--- Required task ---
Take the lines of the data below from the very first through the line containing "(wl) at (1432,389)" and output them exactly, pictures excluded.
* Start Collected material *
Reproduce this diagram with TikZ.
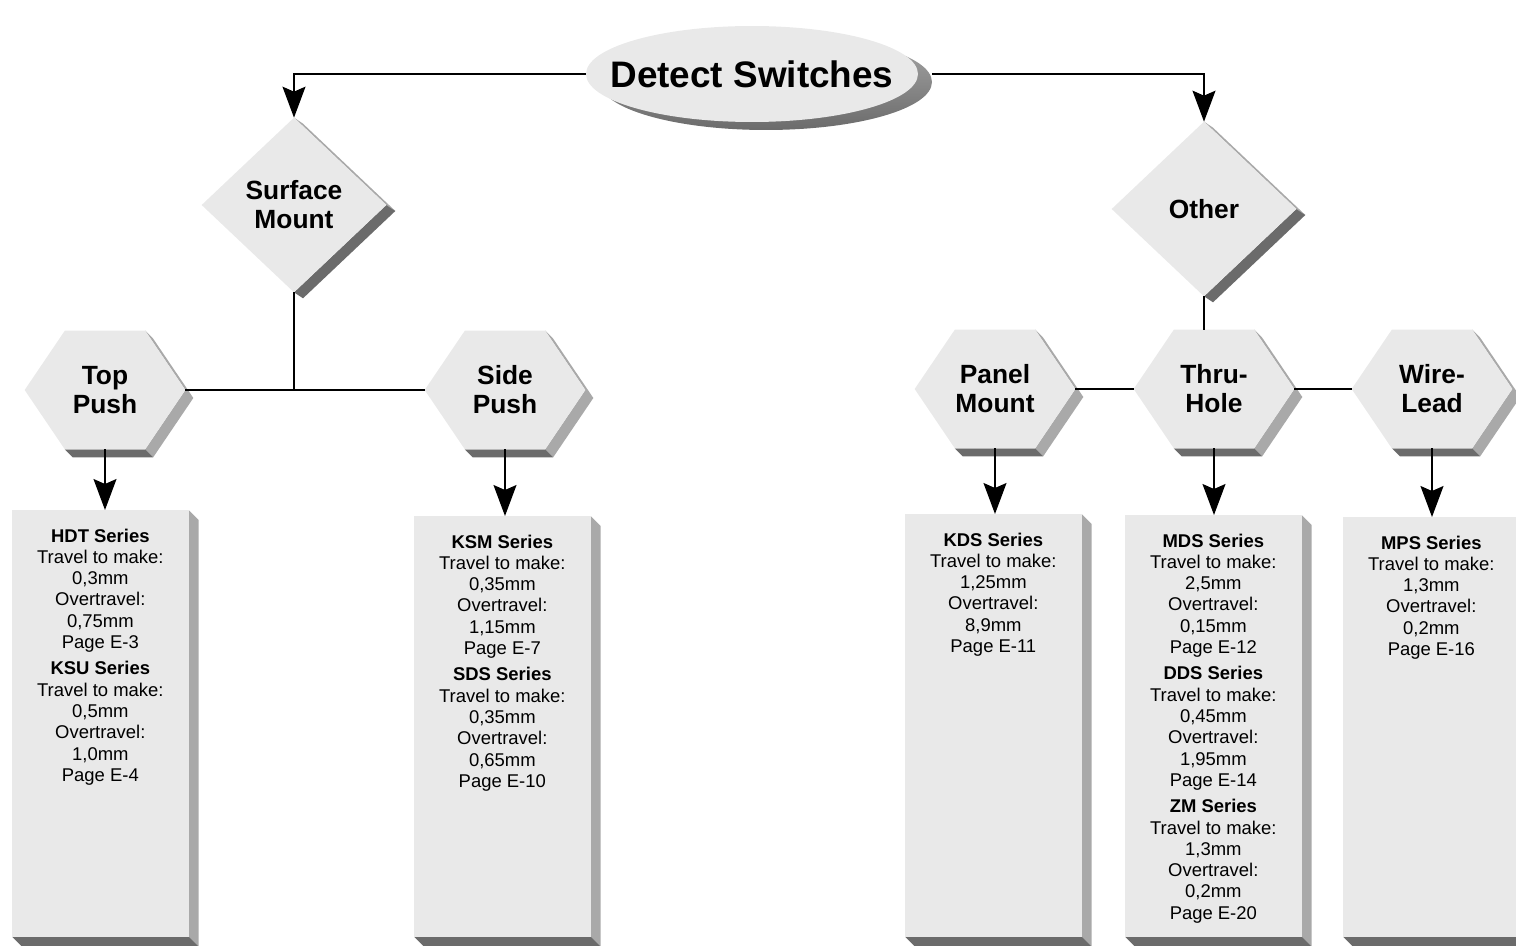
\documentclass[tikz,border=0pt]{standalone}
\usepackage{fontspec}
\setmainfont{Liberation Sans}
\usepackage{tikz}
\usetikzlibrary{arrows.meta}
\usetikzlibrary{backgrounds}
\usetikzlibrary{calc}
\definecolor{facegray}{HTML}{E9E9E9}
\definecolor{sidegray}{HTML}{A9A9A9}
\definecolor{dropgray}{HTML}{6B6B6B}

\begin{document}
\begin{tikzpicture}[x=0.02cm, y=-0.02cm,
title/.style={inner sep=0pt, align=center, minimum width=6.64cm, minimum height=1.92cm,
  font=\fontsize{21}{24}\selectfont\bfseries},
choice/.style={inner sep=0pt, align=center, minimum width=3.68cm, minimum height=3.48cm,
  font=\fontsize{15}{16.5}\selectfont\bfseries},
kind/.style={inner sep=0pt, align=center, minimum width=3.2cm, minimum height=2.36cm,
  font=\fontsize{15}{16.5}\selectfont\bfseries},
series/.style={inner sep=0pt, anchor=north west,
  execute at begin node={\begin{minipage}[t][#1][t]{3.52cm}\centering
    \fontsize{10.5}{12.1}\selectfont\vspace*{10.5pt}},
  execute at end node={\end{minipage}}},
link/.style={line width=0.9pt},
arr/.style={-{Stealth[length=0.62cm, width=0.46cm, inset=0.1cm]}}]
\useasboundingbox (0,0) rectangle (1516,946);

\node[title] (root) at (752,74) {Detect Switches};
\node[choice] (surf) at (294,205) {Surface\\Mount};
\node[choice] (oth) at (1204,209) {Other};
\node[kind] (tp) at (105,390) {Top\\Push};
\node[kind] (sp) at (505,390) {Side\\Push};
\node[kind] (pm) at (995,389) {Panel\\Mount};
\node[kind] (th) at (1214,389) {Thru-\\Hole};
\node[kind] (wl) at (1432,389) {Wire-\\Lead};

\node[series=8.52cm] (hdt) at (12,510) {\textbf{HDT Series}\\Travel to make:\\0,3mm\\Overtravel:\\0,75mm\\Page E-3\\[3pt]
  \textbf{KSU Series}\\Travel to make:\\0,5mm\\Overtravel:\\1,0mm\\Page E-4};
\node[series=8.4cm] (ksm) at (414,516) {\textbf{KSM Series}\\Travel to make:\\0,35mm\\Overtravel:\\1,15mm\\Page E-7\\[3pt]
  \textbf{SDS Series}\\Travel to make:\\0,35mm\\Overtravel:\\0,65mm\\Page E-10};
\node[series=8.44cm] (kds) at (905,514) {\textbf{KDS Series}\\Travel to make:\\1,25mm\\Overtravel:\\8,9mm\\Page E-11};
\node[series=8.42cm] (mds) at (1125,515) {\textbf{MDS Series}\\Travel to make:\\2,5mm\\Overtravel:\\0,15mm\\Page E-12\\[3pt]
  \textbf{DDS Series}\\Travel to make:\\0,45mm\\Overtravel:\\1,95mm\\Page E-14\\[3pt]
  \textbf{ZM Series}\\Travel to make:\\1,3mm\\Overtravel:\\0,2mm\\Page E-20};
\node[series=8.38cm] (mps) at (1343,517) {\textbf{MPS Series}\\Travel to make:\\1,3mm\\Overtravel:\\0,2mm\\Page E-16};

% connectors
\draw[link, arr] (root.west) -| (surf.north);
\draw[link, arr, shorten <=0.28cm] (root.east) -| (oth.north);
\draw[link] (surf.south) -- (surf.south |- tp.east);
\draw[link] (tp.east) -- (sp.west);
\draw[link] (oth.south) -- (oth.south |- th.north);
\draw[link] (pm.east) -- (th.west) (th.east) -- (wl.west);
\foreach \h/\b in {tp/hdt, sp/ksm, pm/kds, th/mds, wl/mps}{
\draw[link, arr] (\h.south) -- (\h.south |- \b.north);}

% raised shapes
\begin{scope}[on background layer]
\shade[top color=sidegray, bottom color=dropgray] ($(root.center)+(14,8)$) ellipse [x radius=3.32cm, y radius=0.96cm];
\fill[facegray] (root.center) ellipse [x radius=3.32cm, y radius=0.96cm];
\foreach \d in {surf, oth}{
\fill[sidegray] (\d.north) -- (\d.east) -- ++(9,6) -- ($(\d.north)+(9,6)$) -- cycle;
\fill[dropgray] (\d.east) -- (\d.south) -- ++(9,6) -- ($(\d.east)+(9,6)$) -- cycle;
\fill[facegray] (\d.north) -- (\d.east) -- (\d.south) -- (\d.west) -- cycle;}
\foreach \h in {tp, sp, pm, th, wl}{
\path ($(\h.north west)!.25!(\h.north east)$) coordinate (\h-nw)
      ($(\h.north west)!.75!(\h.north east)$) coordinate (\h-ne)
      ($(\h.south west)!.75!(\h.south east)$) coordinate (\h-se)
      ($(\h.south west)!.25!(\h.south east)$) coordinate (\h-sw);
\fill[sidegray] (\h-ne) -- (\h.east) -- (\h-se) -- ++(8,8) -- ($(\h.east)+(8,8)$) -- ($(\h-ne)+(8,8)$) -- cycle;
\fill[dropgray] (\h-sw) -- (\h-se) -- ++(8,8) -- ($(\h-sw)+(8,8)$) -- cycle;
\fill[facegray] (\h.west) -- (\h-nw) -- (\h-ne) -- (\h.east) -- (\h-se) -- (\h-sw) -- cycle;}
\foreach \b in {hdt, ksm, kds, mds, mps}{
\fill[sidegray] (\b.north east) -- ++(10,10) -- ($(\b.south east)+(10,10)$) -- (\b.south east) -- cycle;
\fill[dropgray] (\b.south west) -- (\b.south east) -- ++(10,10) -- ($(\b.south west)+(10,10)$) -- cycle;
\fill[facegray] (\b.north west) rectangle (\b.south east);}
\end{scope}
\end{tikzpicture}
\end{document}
* End Collected material *
--- Exercise output ---
Reproduce this diagram with TikZ.
\documentclass[tikz,border=0pt]{standalone}
\usepackage{fontspec}
\setmainfont{Liberation Sans}
\usepackage{tikz}
\usetikzlibrary{arrows.meta}
\usetikzlibrary{backgrounds}
\usetikzlibrary{calc}
\definecolor{facegray}{HTML}{E9E9E9}
\definecolor{sidegray}{HTML}{A9A9A9}
\definecolor{dropgray}{HTML}{6B6B6B}

\begin{document}
\begin{tikzpicture}[x=0.02cm, y=-0.02cm,
title/.style={inner sep=0pt, align=center, minimum width=6.64cm, minimum height=1.92cm,
  font=\fontsize{21}{24}\selectfont\bfseries},
choice/.style={inner sep=0pt, align=center, minimum width=3.68cm, minimum height=3.48cm,
  font=\fontsize{15}{16.5}\selectfont\bfseries},
kind/.style={inner sep=0pt, align=center, minimum width=3.2cm, minimum height=2.36cm,
  font=\fontsize{15}{16.5}\selectfont\bfseries},
series/.style={inner sep=0pt, anchor=north west,
  execute at begin node={\begin{minipage}[t][#1][t]{3.52cm}\centering
    \fontsize{10.5}{12.1}\selectfont\vspace*{10.5pt}},
  execute at end node={\end{minipage}}},
link/.style={line width=0.9pt},
arr/.style={-{Stealth[length=0.62cm, width=0.46cm, inset=0.1cm]}}]
\useasboundingbox (0,0) rectangle (1516,946);

\node[title] (root) at (752,74) {Detect Switches};
\node[choice] (surf) at (294,205) {Surface\\Mount};
\node[choice] (oth) at (1204,209) {Other};
\node[kind] (tp) at (105,390) {Top\\Push};
\node[kind] (sp) at (505,390) {Side\\Push};
\node[kind] (pm) at (995,389) {Panel\\Mount};
\node[kind] (th) at (1214,389) {Thru-\\Hole};
\node[kind] (wl) at (1432,389) {Wire-\\Lead};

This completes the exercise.